RESTAURANT TRADITIONNEL

Dédé est un cuisinier traditionnel qui se lève tôt le matin car après chez les fournisseurs, c’est la pagaille, trop de monde et moins le choix dans les produits. Il y serre parfois la pogne virile de quelques confrères réglés à l’identique qui comme lui, tiennent en couple une (toute) petite affaire comme on dit dans le milieu de la tambouille modeste et laborieuse. Il est plutôt doué pour le métier, Dédé. Il a quitté assez tôt les rails de la gastronomie et des palaces où il a appris tant de choses, mais ne regrette pas. L’esprit ne lui plaisait pas: concurrence entre le petit personnel, heures sup’ à rallonge non payées, brimades diverses, esprit de compétition à chaque instant même pendant la courte coupure… La pression quoi.

Vers la fin des années 80, il rencontre Jeannine, en salle à l’époque dans le même établissement. Avec les économies du nourrain, ils ouvrent un petit restaurant pas trop grand comme ça on verra grandir les enfants. Au début c’était difficile car le banquier l’était lui aussi. Les jeunes qui se lancent dans le métier ont bien du courage… Aujourd’hui, on paye tout le monde, y compris Kévin notre apprenti. Il reprendra notre restaurant, peut-être. Faudrait quand même qu’il aille voir ailleurs…

Cette histoire est celle de nombreux « restaurateurs traditionnels » dont l’objectif n’est pas de figurer à la 1ère page du journal local, d’être en photo dans le Gault et Millau ou de chopper une étoile dans le Michelin. Houla! Non! Ils s’en tapent comme de leur 1ère béarnaise! Et regardent l’agitation mondaine autour de leur métier avec grand détachement, de toutes façons, je bosse pour gagner ma vie, pas pour des médailles en chocolat…
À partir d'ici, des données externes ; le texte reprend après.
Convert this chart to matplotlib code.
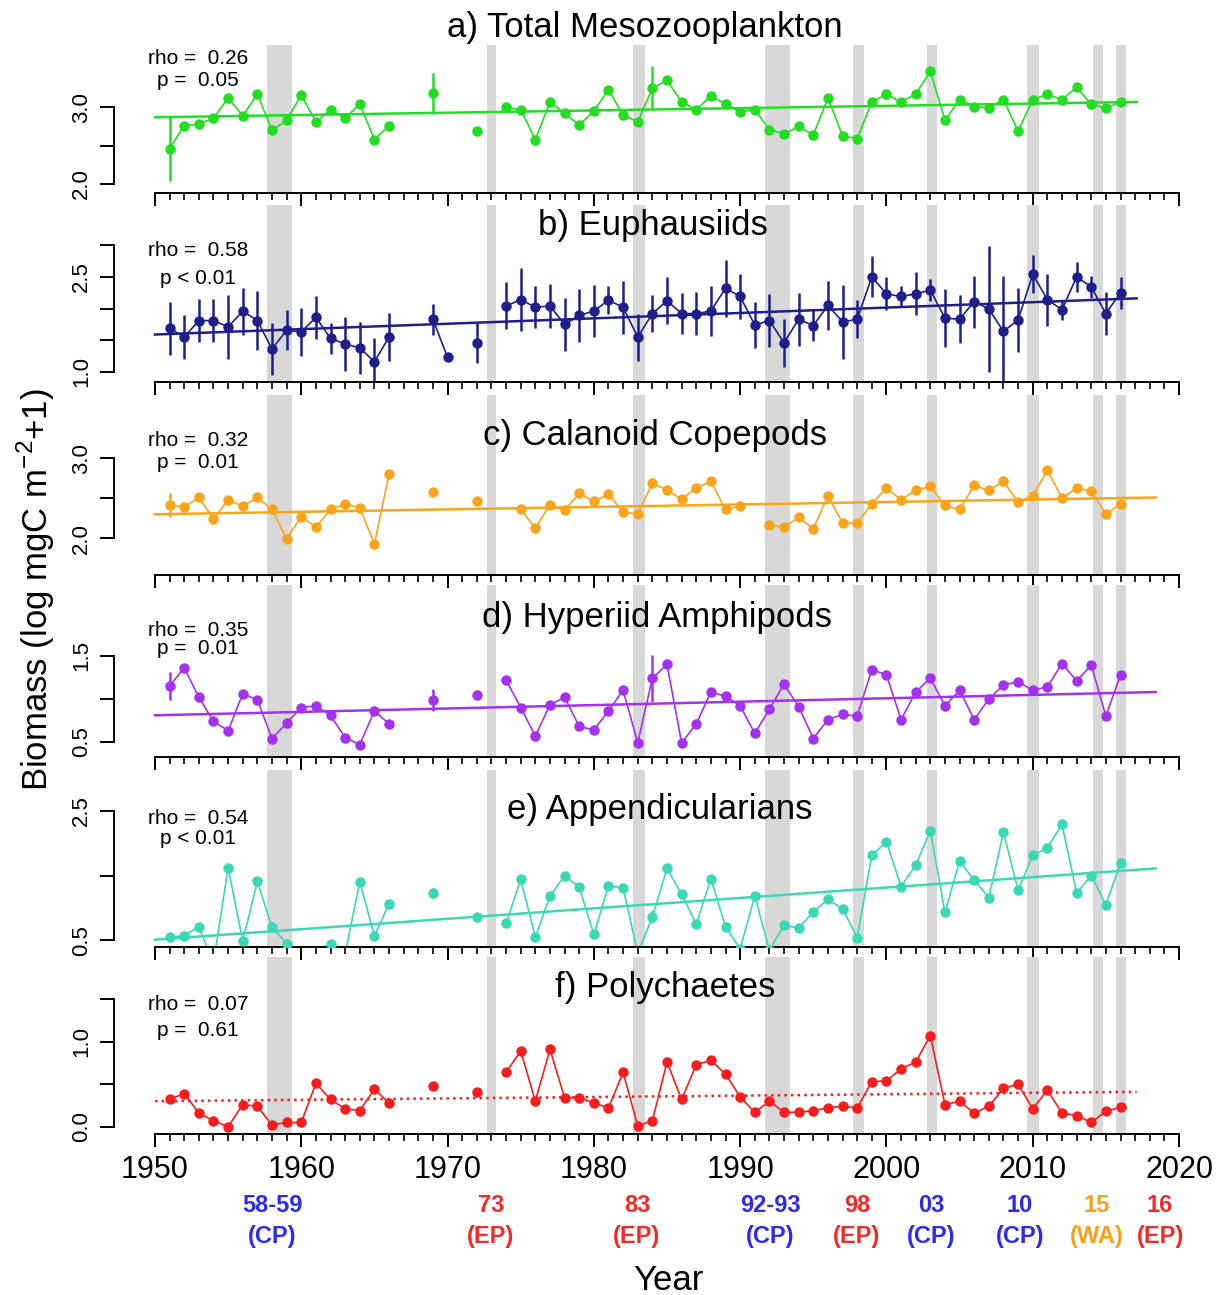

« Le Bouche à Oreille » tenait simplement à évoquer l’existence des nombreux « restaurants traditionnels », généralement symbolisés par voire chandeliers dans les pages du « Bouche à Oreille ». Alors que la plupart des guides ou blogs hiérarchisent les tables avec une obsession qui les rassure en effectuant de ridicules classements comme si on pouvait classer des sentiments, « le Bouche à Oreille » évoque des catégories de tables, des styles de moments.

Lou Mazet et sa broufado, Chez Francine et ses moules au feu de bois, La Table verte et son poulet à la moutarde, Aux petits Pavés et son feuilleté aux escargots, Les Bienfaits et son épaule de veau confite, L’Estive et ses tourtons du Champsaur, le Tify et son savarin chaud du pêcheur, le Restaurant des Maures et sa daube de sanglier, Les Tables de la Fontaine et son filet de bœuf au Maroilles, Les Romarins et son suprême de pintade Vallée d’Auge et tant d’autres encore, pieds paquets, tête de veau, langue de bœuf, ravioli au jus de daube, linguines aux palourdes, ballottine de poulet, sauté de porcelet, pavé de sandre rôti et daube de lotte au vin… Et le tout sans brandir le modeux label félon du « fait maison », philosophie de travail qui tombe sous le sens de la normalité. Bon appétit.